Wednesday, May 10, 2006

Buruh Migran

Cerita tentang buruh migran di luar negeri selalu saja mewartakan kisah perih. Bukan saja karena seringnya kasus yang menimpa mereka mulai dari penganiayaan, pemerasan, kekerasan hingga perlindungan hukum yang tidak jelas, tetapi juga karena sering kali diikuti berkembangnya praktek perdagangan manusia ( trafficking ) dengan berbagai dimensi. Celakanya, banyaknya kasus yang menimpa buruh imigran itu ternyata tidak juga mampu ditangani secara baik oleh pemerintah. Keberadaan mereka sering terlupakan dalam setiap kebijakan.

Satu diantara beberapa hal yang ikut memberi andil dalam pemarginalan buruh migran itu adalah stereotip konseptual yang menganggap bahwa migrasi adalah respons sosial atas kemiskinan daerah asal. Meski tidak sepenuhnya benar, namun mitos kemiskinan tampaknya juga memberi warna pada fenomena migrasi ini. Mitos inilah yang melemahkan posisi buruh migran dalam seluruh aktivitas pasar kerja, baik tingkat lokal, nasional maupun internasional. Buruknya posisi tawar pekerja itu diperparah lagi dengan kebijakan penempatan tenaga kerja internasional tanpa dasar jaminan perlindungan kepada migran pekerja, seperti yang dialami buruh migran di beberapa negara seperti Arab Saudi, Malaysia dan Singapura.

Persoalan buruh migran di luar negeri memang sangat kompleks. Terjadinya mobilitas tenaga kerja internasional yang terus meningkat itu, selain karena sulitnya bekerja di Indonesia, persaingan juga semakin ketat, ditambah lagi dengan kenyataan bahwa kebanyakan TKI adalah kelas menengah ke bawah dan rata-rata berpendidikan rendah. Adalah pilihan rasional ketika mereka menjatuhkan pilihan untuk menjadi buruh migran di luar negeri dengan tingkat upah yang lebih menjanjikan.
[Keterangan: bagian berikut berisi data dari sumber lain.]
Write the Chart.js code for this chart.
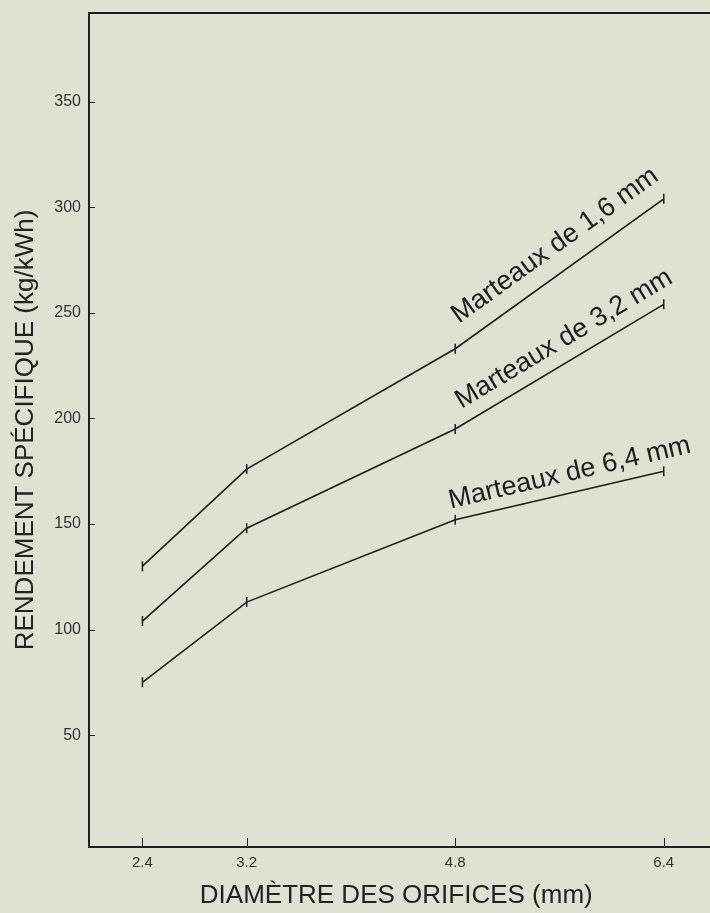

Namun dalam realitasnya, seringkali persoalan buruh migran menjadi "tragedi kemanusiaan" atas nama pembangunan. Padahal, dalam konteks pembangunan, keterlibatan kelompok migran ini tidak lagi dapat dipandang sebagai kelompok marginal, tetapi juga kelompok yang punya kontribusi besar sebagai penyumbang devisa negara.

Yang lebih memprihatinkan, aktivitas migrasi ( terutama perempuan) yang berlangsung dari negara-negara berkembang ke negara-negara industri maju, seringkali terjebak ke dalam perangkap trafficking. Berbagai konsekuensipun muncul, mulai dari perbudakan, pelacuran, sampai berperan sebagai prostitusi yang meraup keuntungan ganda dari industri seks. Sementara, peran dan keperdulian pemerintah terhadap mereka sangat minim. Keberadaan pekerja migran hanya dijadikan pelengkap penderita yang dapat diperah dan dieksploitasi.

Ironis. Ketika perolehan devisa negara menunjukkan peningkatan dari pengiriman tenaga kerja, namun terhadap buruh migran ini tidak pernah dianggap sebagai sebuah keterlibatan dalam proses pembangunan. Tidak pernah ada kebijakan publik yang berpihak kepada mereka, tidak ada pertimbangan untuk memberikan penghargaan kepada para buruh migran, baik di negara tujuan maupun di negara asal. Realitas mereka secara ekonomi-politik benar-benar terlupakan.

Bisakah pemerintah mempertimbangkan terciptanya peluang kerja berdasarkan kekuatan dan potensi lokal?. Jika tidak, mengapa tidak ada perangkat aturan sebagai dasar hukum yang melakukan kontrol serta melindungi seluruh aktivitas migrasi?. Sudah terbentukkah reorientasi program pembangunan melalui perencanaan matang dengan memprioritaskan terciptanya peluang usaha?.

Kalaupun realitas berkata bahwa posisi buruh migran belum sepenuhnya terakomodasi dalam kebijakan-kebijakan pembangunan, namun hal itu bukanlah sebuah justifikasi untuk terus melakukan dan menumbuhkembangkan segala bentuk eksploitasi dan kekerasan struktural terhadap mereka. Hentikan berbagai tragedi kemanusiaan atas nama pembangunan!.